§ **Records from a dataset**
○ ○ ○

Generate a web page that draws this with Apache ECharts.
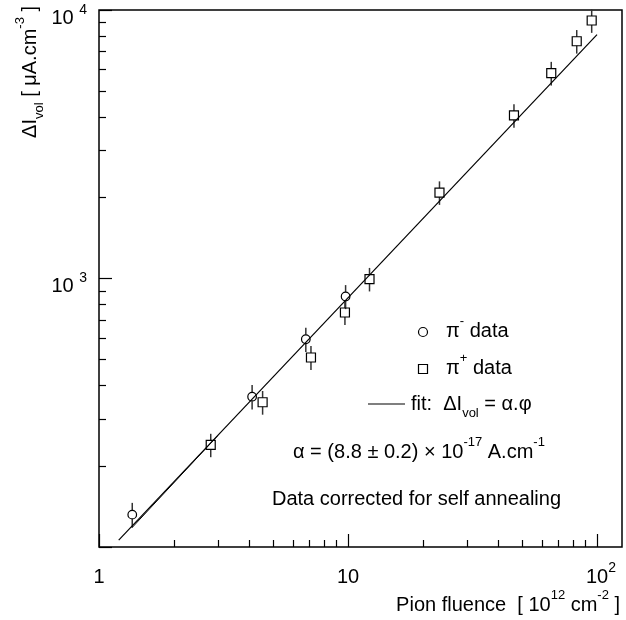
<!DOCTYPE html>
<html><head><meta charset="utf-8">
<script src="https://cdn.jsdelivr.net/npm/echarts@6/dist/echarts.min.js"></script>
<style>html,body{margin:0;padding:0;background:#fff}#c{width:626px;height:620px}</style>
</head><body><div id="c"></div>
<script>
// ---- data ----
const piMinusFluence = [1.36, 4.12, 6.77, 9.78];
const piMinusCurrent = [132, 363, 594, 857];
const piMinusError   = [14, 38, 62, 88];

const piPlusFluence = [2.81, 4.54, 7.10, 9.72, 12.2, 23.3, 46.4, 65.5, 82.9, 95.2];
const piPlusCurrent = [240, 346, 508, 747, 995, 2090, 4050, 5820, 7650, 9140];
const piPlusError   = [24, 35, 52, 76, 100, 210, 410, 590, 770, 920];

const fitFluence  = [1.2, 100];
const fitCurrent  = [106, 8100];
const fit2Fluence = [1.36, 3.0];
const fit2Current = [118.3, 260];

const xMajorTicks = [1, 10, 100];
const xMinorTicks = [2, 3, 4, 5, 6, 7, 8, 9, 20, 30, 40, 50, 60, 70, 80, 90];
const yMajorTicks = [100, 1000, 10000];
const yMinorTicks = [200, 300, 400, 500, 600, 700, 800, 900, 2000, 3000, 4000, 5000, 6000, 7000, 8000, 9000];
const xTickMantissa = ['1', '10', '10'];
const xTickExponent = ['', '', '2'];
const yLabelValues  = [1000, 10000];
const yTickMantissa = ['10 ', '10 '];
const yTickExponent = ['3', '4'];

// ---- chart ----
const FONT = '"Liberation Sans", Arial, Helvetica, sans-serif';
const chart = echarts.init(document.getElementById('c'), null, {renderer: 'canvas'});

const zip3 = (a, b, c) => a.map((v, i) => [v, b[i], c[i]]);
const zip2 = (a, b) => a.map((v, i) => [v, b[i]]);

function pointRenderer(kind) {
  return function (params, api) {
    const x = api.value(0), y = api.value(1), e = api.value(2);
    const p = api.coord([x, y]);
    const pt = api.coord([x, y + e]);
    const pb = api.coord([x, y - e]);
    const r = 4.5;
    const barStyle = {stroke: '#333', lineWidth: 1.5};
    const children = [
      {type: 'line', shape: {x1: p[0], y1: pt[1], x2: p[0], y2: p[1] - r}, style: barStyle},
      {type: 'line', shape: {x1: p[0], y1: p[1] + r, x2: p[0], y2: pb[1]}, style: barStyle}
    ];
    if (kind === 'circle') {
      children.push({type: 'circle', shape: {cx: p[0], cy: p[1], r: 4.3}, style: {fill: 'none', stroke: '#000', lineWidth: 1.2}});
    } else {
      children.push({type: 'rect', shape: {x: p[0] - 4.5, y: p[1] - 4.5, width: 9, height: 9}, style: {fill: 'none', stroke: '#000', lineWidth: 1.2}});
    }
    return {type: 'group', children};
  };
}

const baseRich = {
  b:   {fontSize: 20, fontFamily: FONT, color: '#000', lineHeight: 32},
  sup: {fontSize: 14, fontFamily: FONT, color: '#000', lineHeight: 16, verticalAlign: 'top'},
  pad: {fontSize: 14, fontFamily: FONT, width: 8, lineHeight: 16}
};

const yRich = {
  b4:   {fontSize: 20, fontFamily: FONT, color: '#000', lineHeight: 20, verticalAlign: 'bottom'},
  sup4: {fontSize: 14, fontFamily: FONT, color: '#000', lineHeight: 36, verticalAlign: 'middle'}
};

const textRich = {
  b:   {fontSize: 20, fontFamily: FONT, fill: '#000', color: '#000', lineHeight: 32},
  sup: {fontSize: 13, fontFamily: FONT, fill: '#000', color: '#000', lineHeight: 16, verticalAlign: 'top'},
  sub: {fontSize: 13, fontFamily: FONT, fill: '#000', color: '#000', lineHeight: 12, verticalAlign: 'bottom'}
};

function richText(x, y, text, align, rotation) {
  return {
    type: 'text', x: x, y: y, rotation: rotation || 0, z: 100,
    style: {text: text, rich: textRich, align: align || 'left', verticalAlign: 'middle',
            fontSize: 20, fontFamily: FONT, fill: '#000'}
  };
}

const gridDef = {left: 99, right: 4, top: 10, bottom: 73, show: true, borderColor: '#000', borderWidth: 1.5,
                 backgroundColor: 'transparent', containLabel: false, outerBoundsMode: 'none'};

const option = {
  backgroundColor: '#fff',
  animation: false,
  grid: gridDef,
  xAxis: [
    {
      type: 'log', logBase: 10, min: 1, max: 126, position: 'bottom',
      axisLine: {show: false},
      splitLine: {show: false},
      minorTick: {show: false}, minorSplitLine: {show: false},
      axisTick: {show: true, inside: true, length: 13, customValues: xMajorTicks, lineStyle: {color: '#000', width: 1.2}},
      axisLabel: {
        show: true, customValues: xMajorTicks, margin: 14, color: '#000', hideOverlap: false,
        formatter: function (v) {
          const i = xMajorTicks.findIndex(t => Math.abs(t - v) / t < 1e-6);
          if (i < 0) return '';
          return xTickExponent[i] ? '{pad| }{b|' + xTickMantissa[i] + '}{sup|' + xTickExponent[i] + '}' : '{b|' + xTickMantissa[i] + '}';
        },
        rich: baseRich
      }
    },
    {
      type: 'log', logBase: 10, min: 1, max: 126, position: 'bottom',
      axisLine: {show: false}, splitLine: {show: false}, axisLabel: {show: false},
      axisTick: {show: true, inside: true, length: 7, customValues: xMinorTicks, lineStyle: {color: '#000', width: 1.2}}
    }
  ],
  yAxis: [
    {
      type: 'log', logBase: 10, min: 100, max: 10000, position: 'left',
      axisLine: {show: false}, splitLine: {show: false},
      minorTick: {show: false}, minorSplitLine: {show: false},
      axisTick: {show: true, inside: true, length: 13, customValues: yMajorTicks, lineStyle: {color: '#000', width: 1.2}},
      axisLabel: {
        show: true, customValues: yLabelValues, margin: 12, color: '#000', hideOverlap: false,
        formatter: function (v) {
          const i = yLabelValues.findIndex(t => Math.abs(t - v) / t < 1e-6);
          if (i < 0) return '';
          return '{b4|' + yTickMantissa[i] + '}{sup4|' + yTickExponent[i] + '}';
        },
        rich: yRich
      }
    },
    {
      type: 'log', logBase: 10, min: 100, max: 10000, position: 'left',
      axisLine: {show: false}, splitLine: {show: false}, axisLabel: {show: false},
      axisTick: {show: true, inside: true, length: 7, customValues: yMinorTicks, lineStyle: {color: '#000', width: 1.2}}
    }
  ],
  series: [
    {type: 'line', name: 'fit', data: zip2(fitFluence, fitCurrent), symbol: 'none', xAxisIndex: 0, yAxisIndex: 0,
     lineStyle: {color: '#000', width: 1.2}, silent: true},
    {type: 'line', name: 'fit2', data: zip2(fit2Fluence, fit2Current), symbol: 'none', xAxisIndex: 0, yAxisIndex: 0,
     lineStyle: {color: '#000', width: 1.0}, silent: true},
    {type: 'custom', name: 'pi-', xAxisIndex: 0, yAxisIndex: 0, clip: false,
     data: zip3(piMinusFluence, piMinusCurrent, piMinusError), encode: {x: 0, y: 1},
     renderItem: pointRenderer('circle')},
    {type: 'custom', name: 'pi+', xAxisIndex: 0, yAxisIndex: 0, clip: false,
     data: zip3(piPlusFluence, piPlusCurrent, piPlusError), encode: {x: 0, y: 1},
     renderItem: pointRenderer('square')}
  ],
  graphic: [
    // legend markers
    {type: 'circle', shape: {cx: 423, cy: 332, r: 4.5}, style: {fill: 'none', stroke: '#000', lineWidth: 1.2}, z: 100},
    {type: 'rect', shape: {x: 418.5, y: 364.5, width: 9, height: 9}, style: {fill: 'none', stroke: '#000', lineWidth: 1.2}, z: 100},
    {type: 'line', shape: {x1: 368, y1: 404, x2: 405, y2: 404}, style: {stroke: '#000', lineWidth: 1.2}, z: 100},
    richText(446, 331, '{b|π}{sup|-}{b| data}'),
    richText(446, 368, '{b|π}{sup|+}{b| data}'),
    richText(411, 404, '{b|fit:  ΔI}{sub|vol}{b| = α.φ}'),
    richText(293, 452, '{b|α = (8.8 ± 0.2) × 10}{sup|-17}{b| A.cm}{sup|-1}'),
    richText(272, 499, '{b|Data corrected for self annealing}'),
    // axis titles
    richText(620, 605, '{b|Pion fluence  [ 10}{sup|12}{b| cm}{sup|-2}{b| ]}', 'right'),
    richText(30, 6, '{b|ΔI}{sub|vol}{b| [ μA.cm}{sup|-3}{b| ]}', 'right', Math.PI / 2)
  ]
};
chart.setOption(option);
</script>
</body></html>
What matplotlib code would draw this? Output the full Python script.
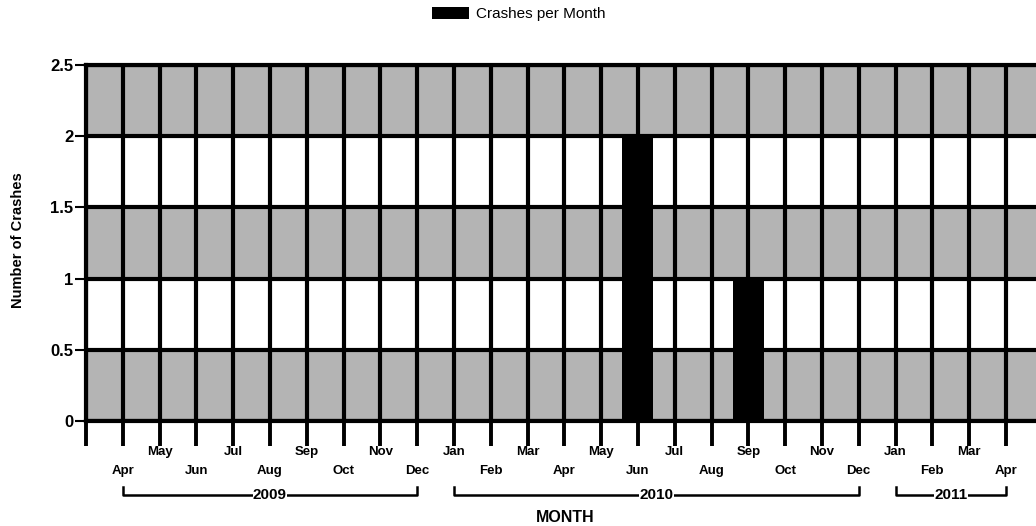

○ ○ ○

§ **Task details**
Transcribe exactly, please, the lines between the start of the records above and the line holding "590, 770, 920];", counting both of those lines and omitting pictures.

§ **Written reply**
Generate a web page that draws this with Apache ECharts.
<!DOCTYPE html>
<html><head><meta charset="utf-8">
<script src="https://cdn.jsdelivr.net/npm/echarts@6/dist/echarts.min.js"></script>
<style>html,body{margin:0;padding:0;background:#fff}#c{width:626px;height:620px}</style>
</head><body><div id="c"></div>
<script>
// ---- data ----
const piMinusFluence = [1.36, 4.12, 6.77, 9.78];
const piMinusCurrent = [132, 363, 594, 857];
const piMinusError   = [14, 38, 62, 88];

const piPlusFluence = [2.81, 4.54, 7.10, 9.72, 12.2, 23.3, 46.4, 65.5, 82.9, 95.2];
const piPlusCurrent = [240, 346, 508, 747, 995, 2090, 4050, 5820, 7650, 9140];
const piPlusError   = [24, 35, 52, 76, 100, 210, 410, 590, 770, 920];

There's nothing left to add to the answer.